The graphics are stellar for both franchises, at least for the new gen consoles I’ve been playing them on. Neither game has quite gone for a pure photorealistic look, adopting more of a sci-fi graphic feel, but both games wear the look well. My one frustration with the two titles is how they rely on cut-scenes to explain what’s going on, rather than working the narrative into the action. It’s a result of the growing dominance of online multiplayer; as players team up with one another to take on the game, the story becomes more incidental, the game more of a playground for the memorable actions you and your friends take during play. “That crazy time Crota chased us into the back room” and that kind of thing. Sadly, what Bungie’s Halo games really excelled at was story. You really felt like you were participating in something momentous and awe-inspiring, and the twists were embedded right into the play. Since parting ways, I don’t think either studio has captured that feeling again.

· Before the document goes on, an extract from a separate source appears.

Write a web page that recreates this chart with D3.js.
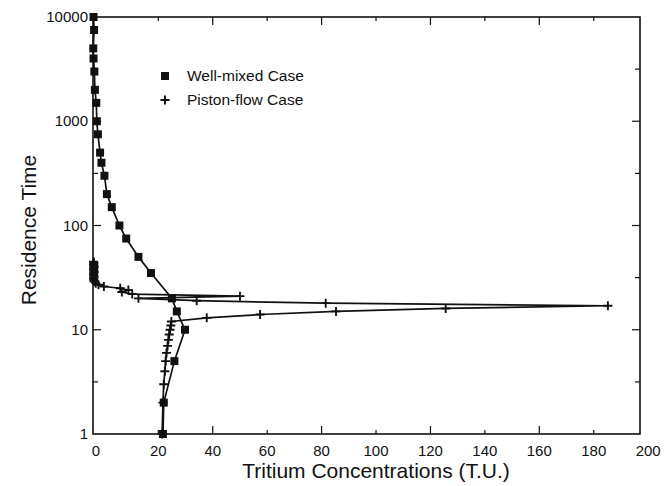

Wrapping it up for you gift-givers out there, Halo 5: Guardians and Destiny: The Taken King are both awesome games. Any first-person-shooter player would be thrilled to slide one of these puppies into their machine. Overall, Destiny is the clear winner, both in terms of content and availability across consoles. (Know that you can only play your friends on the exact same platform as you—only PS3 people can play each other, or Xbox One, etc.) If you’re big into PVP, Halo 5 is probably the better choice, if you’ve got the Xbox option. But if you’re into PVP, you’re likely playing Star Wars Battlefront, hyperventilating, waiting for NUMBER SEVEN to hit the theatres. And then there’s that little game called Call of Duty: Black Ops 3. Man, it is such a beautiful time to be a gamer. Enjoy it, guardians!